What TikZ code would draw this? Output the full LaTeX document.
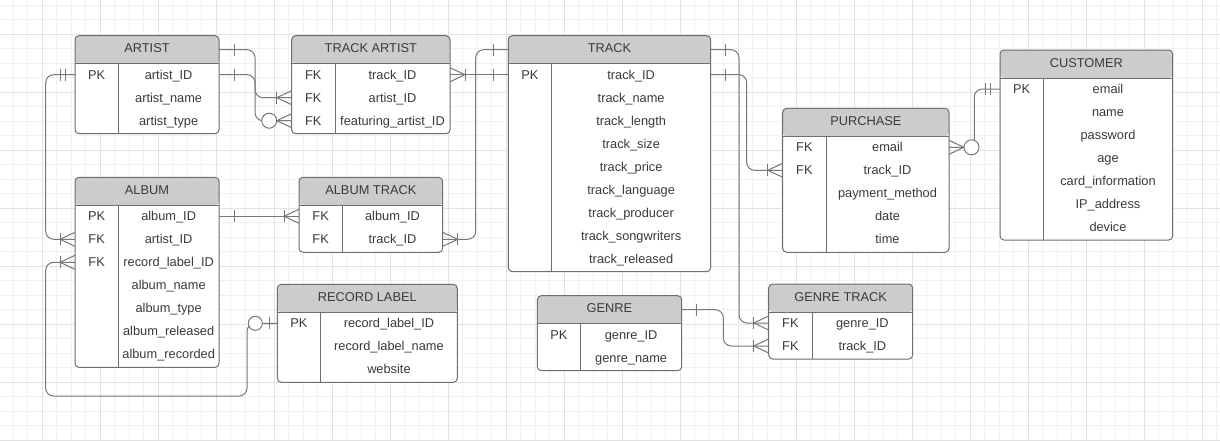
\documentclass[tikz,border=0pt]{standalone}
\usepackage{fontspec}
\setmainfont{Liberation Sans}
\usetikzlibrary{calc}
\definecolor{headfill}{HTML}{CCCCCC}
\definecolor{bordercol}{HTML}{6E6E6E}
\definecolor{linecol}{HTML}{777777}
\definecolor{txtcol}{HTML}{3A3A3A}
\definecolor{gridminor}{HTML}{F1F1F1}
\definecolor{gridmajor}{HTML}{E2E2E2}
\tikzset{
  entbox/.style={draw=bordercol, line width=1pt, rounded corners=4pt, fill=white,
    outer sep=0pt, inner sep=0pt,
    path picture={\fill[headfill] ([yshift=-28pt]path picture bounding box.north west)
      rectangle (path picture bounding box.north east);}},
  enttext/.style={inner sep=0pt, text=txtcol, font=\fontsize{12.8}{15}\selectfont,
    text height=9.2pt, text depth=0.2pt},
  divline/.style={draw=bordercol, line width=1pt},
  conn/.style={draw=linecol, line width=1pt, rounded corners=8pt},
  tipline/.style={draw=linecol, line width=1pt},
}
% #1 name, #2 left, #3 top, #4 width, #5 rows, #6 title, #7 key/attr list
\newcommand\erentity[7]{%
  \pgfmathsetmacro\ehgt{29+23*#5}
  \node[entbox, minimum width=#4pt, minimum height=\ehgt pt, anchor=north west] (#1) at (#2,#3) {};
  \node[enttext] (#1-h) at ($(#1.north west)+({#4/2},12.5)$) {#6};
  \coordinate (#1-hl) at ($(#1.north west)+(0,14)$);
  \coordinate (#1-hr) at ($(#1.north east)+(0,14)$);
  \draw[divline] ($(#1.north west)+(0,28)$) -- ($(#1.north east)+(0,28)$);
  \draw[divline] ($(#1.north west)+(43.3,28)$) -- ($(#1.south west)+(43.3,0)$);
  \foreach \k/\a [count=\i] in {#7} {
    \node[enttext] (#1-k\i) at ($(#1.north west)+(21.65,{16+23*\i})$) {\k};
    \node[enttext] (#1-\i) at ($(#1.north west)+({43.3+(#4-43.3)/2},{16+23*\i})$) {\a};
  }
}
\newcommand\tipone[2]{\draw[tipline] ($(#1)+({15*#2},-6)$) -- ($(#1)+({15*#2},6)$);}
\newcommand\tiponlyone[2]{\draw[tipline] ($(#1)+({10*#2},-6)$) -- ($(#1)+({10*#2},6)$);
  \draw[tipline] ($(#1)+({15*#2},-6)$) -- ($(#1)+({15*#2},6)$);}
\newcommand\tipmany[2]{\draw[tipline] ($(#1)+(0,-7)$) -- ($(#1)+({15*#2},0)$) -- ($(#1)+(0,7)$);}
\newcommand\tiponemany[2]{\tipmany{#1}{#2}\tipone{#1}{#2}}
\newcommand\tipzeromany[2]{\tipmany{#1}{#2}\draw[tipline, fill=white] ($(#1)+({22.5*#2},0)$) circle[radius=7.5];}
\newcommand\tipzeroone[2]{\draw[tipline] ($(#1)+({8*#2},-6)$) -- ($(#1)+({8*#2},6)$);
  \draw[tipline, fill=white] ($(#1)+({22*#2},0)$) circle[radius=7];}
\begin{document}
\begin{tikzpicture}[x=1pt, y=-1pt]
\useasboundingbox (0,0) rectangle (1220,440);
\fill[white] (0,0) rectangle (1220,440);
% grid
\foreach \x in {-15.7,-1.2,...,1221} \draw[gridminor, line width=1pt] (\x,0) -- (\x,440);
\foreach \y in {5,19.5,...,441} \draw[gridminor, line width=1pt] (0,\y) -- (1220,\y);
\foreach \x in {42.3,100.3,...,1221} \draw[gridmajor, line width=1pt] (\x,0) -- (\x,440);
\foreach \y in {34,92,...,441} \draw[gridmajor, line width=1pt] (0,\y) -- (1220,\y);

% entities
\erentity{artist}{75}{35.7}{144}{3}{ARTIST}{PK/artist\_ID,/artist\_name,/artist\_type}
\erentity{trackartist}{291.7}{35.7}{158.3}{3}{TRACK ARTIST}{FK/track\_ID,FK/artist\_ID,FK/featuring\_artist\_ID}
\erentity{album}{75}{177.3}{144}{7}{ALBUM}{PK/album\_ID,FK/artist\_ID,FK/record\_label\_ID,/album\_name,/album\_type,/album\_released,/album\_recorded}
\erentity{albumtrack}{299}{177.3}{143.7}{2}{ALBUM TRACK}{FK/album\_ID,FK/track\_ID}
\erentity{track}{508.3}{35.7}{202.4}{9}{TRACK}{PK/track\_ID,/track\_name,/track\_length,/track\_size,/track\_price,/track\_language,/track\_producer,/track\_songwriters,/track\_released}
\erentity{purchase}{782.7}{108.3}{166.3}{5}{PURCHASE}{FK/email,FK/track\_ID,/payment\_method,/date,/time}
\erentity{customer}{1000}{50}{172.7}{7}{CUSTOMER}{PK/email,/name,/password,/age,/card\_information,/IP\_address,/device}
\erentity{recordlabel}{277.3}{284.3}{180}{3}{RECORD LABEL}{PK/record\_label\_ID,/record\_label\_name,/website}
\erentity{genre}{537.3}{295.7}{144.4}{2}{GENRE}{PK/genre\_ID,/genre\_name}
\erentity{genretrack}{768.7}{284}{144}{2}{GENRE TRACK}{FK/genre\_ID,FK/track\_ID}

% connector end points
\coordinate (c1a) at (artist-hr);
\coordinate (c1b) at (trackartist.west |- trackartist-3);
\coordinate (c2a) at (artist.east |- artist-1);
\coordinate (c2b) at (trackartist.west |- trackartist-2);
\coordinate (c3a) at (trackartist.east |- trackartist-1);
\coordinate (c3b) at (track.west |- trackartist-1);
\coordinate (c4a) at (albumtrack.east |- albumtrack-2);
\coordinate (c4b) at (track-hl);
\coordinate (c5a) at (album.east |- album-1);
\coordinate (c5b) at (albumtrack.west |- album-1);
\coordinate (c6a) at (artist.west |- artist-1);
\coordinate (c6b) at (album.west |- album-2);
\coordinate (c7a) at (album.west |- album-3);
\coordinate (c7b) at (recordlabel.west |- recordlabel-1);
\coordinate (c8a) at (track-hr);
\coordinate (c8b) at (genretrack.west |- genretrack-1);
\coordinate (c9a) at (track.east |- track-1);
\coordinate (c9b) at (purchase.west |- purchase-2);
\coordinate (c10a) at (genre-hr);
\coordinate (c10b) at (genretrack.west |- genretrack-2);
\coordinate (c11a) at (customer.west |- customer-1);
\coordinate (c11b) at (purchase.east |- purchase-1);
% bend lines
\coordinate (v1) at (255,0);
\coordinate (v4) at (475.7,0);
\coordinate (v6) at (45.7,0);
\coordinate (v7l) at (45.7,396);
\coordinate (v7r) at (247,396);
\coordinate (v8) at (739,0);
\coordinate (v9) at (746.7,0);
\coordinate (v10) at (723.3,0);
\coordinate (v11) at (974.3,0);

% connectors
\draw[conn] (c1a) -| (v1 |- c1b) -- (c1b);
\draw[conn] (c2a) -| (v1 |- c2b) -- (c2b);
\draw[conn] (c3a) -- (c3b);
\draw[conn] (c4a) -| (v4 |- c4b) -- (c4b);
\draw[conn] (c5a) -- (c5b);
\draw[conn] (c6a) -| (v6 |- c6b) -- (c6b);
\draw[conn] (c7a) -| (v7l) -| (v7r |- c7b) -- (c7b);
\draw[conn] (c8a) -| (v8 |- c8b) -- (c8b);
\draw[conn] (c9a) -| (v9 |- c9b) -- (c9b);
\draw[conn] (c10a) -| (v10 |- c10b) -- (c10b);
\draw[conn] (c11a) -| (v11 |- c11b) -- (c11b);

% ends
\tipone{c1a}{1}      \tipzeromany{c1b}{-1}
\tipone{c2a}{1}      \tiponemany{c2b}{-1}
\tiponemany{c3a}{1}  \tipone{c3b}{-1}
\tiponemany{c4a}{1}  \tipone{c4b}{-1}
\tipone{c5a}{1}      \tiponemany{c5b}{-1}
\tiponlyone{c6a}{-1} \tiponemany{c6b}{-1}
\tiponemany{c7a}{-1} \tipzeroone{c7b}{-1}
\tipone{c8a}{1}      \tiponemany{c8b}{-1}
\tipone{c9a}{1}      \tiponemany{c9b}{-1}
\tipone{c10a}{1}     \tiponemany{c10b}{-1}
\tiponlyone{c11a}{-1} \tipzeromany{c11b}{1}
\end{tikzpicture}
\end{document}
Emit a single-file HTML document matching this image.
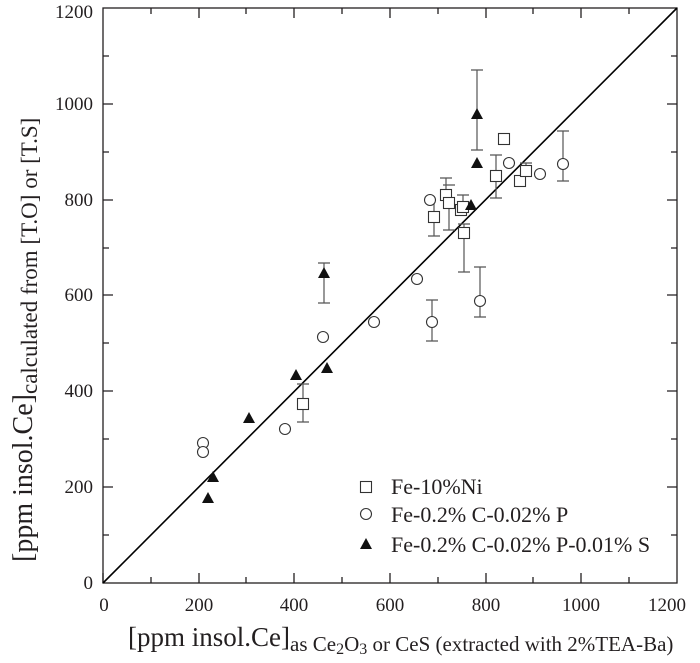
<!DOCTYPE html>
<html><head><meta charset="utf-8"><style>
html,body{margin:0;padding:0;background:#fff;}
svg{display:block;}
text{font-family:"Liberation Serif","Times New Roman",serif;}
</style></head><body>
<svg width="700" height="663" viewBox="0 0 700 663" xmlns="http://www.w3.org/2000/svg" font-family="Liberation Serif, serif">
<g stroke="#231f20" stroke-width="1.3" fill="none">
<rect x="103" y="8" width="574" height="575"/>
<path d="M103,583v-10M199,583v-10M294,583v-10M390,583v-10M486,583v-10M581,583v-10
M151,583v-6M246,583v-6M342,583v-6M438,583v-6M533,583v-6M629,583v-6
M199,8v10M294,8v10M390,8v10M486,8v10M581,8v10
M151,8v6M246,8v6M342,8v6M438,8v6M533,8v6M629,8v6
M103,487h10M103,391h10M103,295h10M103,200h10M103,104h10
M103,535h6M103,439h6M103,343h6M103,248h6M103,152h6M103,56h6
M677,487h-10M677,391h-10M677,295h-10M677,200h-10M677,104h-10
M677,535h-6M677,439h-6M677,343h-6M677,248h-6M677,152h-6M677,56h-6"/>
</g>
<line x1="103" y1="583" x2="677" y2="8" stroke="#000" stroke-width="1.6"/>
<g stroke="#555" stroke-width="1.2" fill="none">
<path d="M477,70V150M471,70h12M471,150h12"/>
<path d="M324,263V303M318,263h12M318,303h12"/>
<path d="M432,300V341M426,300h12M426,341h12"/>
<path d="M563,131V181M557,131h12M557,181h12"/>
<path d="M480,267V317M474,267h12M474,317h12"/>
<path d="M496,155V198M490,155h12M490,198h12"/>
<path d="M526,163V171M520,163h12"/>
<path d="M446,178V195M440,178h12"/>
<path d="M449,203V230M443,230h12M443,185h12"/>
<path d="M434,197V236M428,236h12"/>
<path d="M463,195V207M457,195h12"/>
<path d="M464,224V272M458,272h12M458,224h12"/>
<path d="M303,384V422M297,384h12M297,422h12"/>
</g>
<g stroke="#333" stroke-width="1.1" fill="#fff">
<circle cx="203" cy="443" r="5.5"/><circle cx="203" cy="452" r="5.5"/>
<circle cx="285" cy="429" r="5.5"/><circle cx="323" cy="337" r="5.5"/>
<circle cx="374" cy="322" r="5.5"/><circle cx="417" cy="279" r="5.5"/>
<circle cx="432" cy="322" r="5.5"/><circle cx="430" cy="200" r="5.5"/>
<circle cx="509" cy="163" r="5.5"/><circle cx="540" cy="174" r="5.5"/>
<circle cx="563" cy="164" r="5.5"/><circle cx="480" cy="301" r="5.5"/>
</g>
<g stroke="#333" stroke-width="1.1" fill="#fff">
<rect x="498.5" y="133.5" width="11" height="11"/>
<rect x="490.5" y="170.5" width="11" height="11"/>
<rect x="514.5" y="175.5" width="11" height="11"/>
<rect x="520.5" y="165.5" width="11" height="11"/>
<rect x="440.5" y="189.5" width="11" height="11"/>
<rect x="443.5" y="197.5" width="11" height="11"/>
<rect x="428.5" y="211.5" width="11" height="11"/>
<rect x="455.5" y="204.5" width="11" height="11"/>
<rect x="457.5" y="201.5" width="11" height="11"/>
<rect x="458.5" y="227.5" width="11" height="11"/>
<rect x="297.5" y="398.5" width="11" height="11"/>
</g>
<g fill="#111">
<path d="M477,108l6,11h-12z"/><path d="M477,157l6,11h-12z"/>
<path d="M471,199l6,11h-12z"/><path d="M324,267l6,11h-12z"/>
<path d="M327,362l6,11h-12z"/><path d="M296,369l6,11h-12z"/>
<path d="M249,412l6,11h-12z"/><path d="M213,471l6,11h-12z"/>
<path d="M208,492l6,11h-12z"/>
</g>
<g font-size="19" fill="#231f20" text-anchor="end">
<text x="93" y="589">0</text><text x="93" y="493">200</text>
<text x="93" y="397">400</text><text x="93" y="301">600</text>
<text x="93" y="206">800</text><text x="93" y="110">1000</text>
<text x="93" y="18">1200</text>
</g>
<g font-size="19" fill="#231f20" text-anchor="middle">
<text x="104" y="611">0</text><text x="199" y="611">200</text>
<text x="294" y="611">400</text><text x="390" y="611">600</text>
<text x="486" y="611">800</text><text x="581" y="611">1000</text>
<text x="667" y="611">1200</text>
</g>
<rect x="360.5" y="481.5" width="11" height="11" fill="#fff" stroke="#333" stroke-width="1.1"/>
<circle cx="366" cy="514" r="5.5" fill="#fff" stroke="#333" stroke-width="1.1"/>
<path d="M366,538l6,11h-12z" fill="#111"/>
<g font-size="22" fill="#231f20">
<text x="391" y="494">Fe-10%Ni</text>
<text x="391" y="522">Fe-0.2% C-0.02% P</text>
<text x="391" y="552">Fe-0.2% C-0.02% P-0.01% S</text>
</g>
<text x="128" y="646" font-size="27" fill="#231f20">[ppm insol.Ce]<tspan font-size="21" dy="5">as Ce</tspan><tspan font-size="16" dy="3">2</tspan><tspan font-size="21" dy="-3">O</tspan><tspan font-size="16" dy="3">3</tspan><tspan font-size="21" dy="-3"> or CeS (extracted with 2%TEA-Ba)</tspan></text>
<text transform="translate(32,562) rotate(-90)" font-size="28" fill="#231f20">[ppm insol.Ce]<tspan font-size="23" dy="5">calculated from [T.O] or [T.S]</tspan></text>
</svg>
</body></html>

——

[Request]: From the material given, work out how many lines hold the string "this"; state that number and nothing further.

[Solved problem]: 2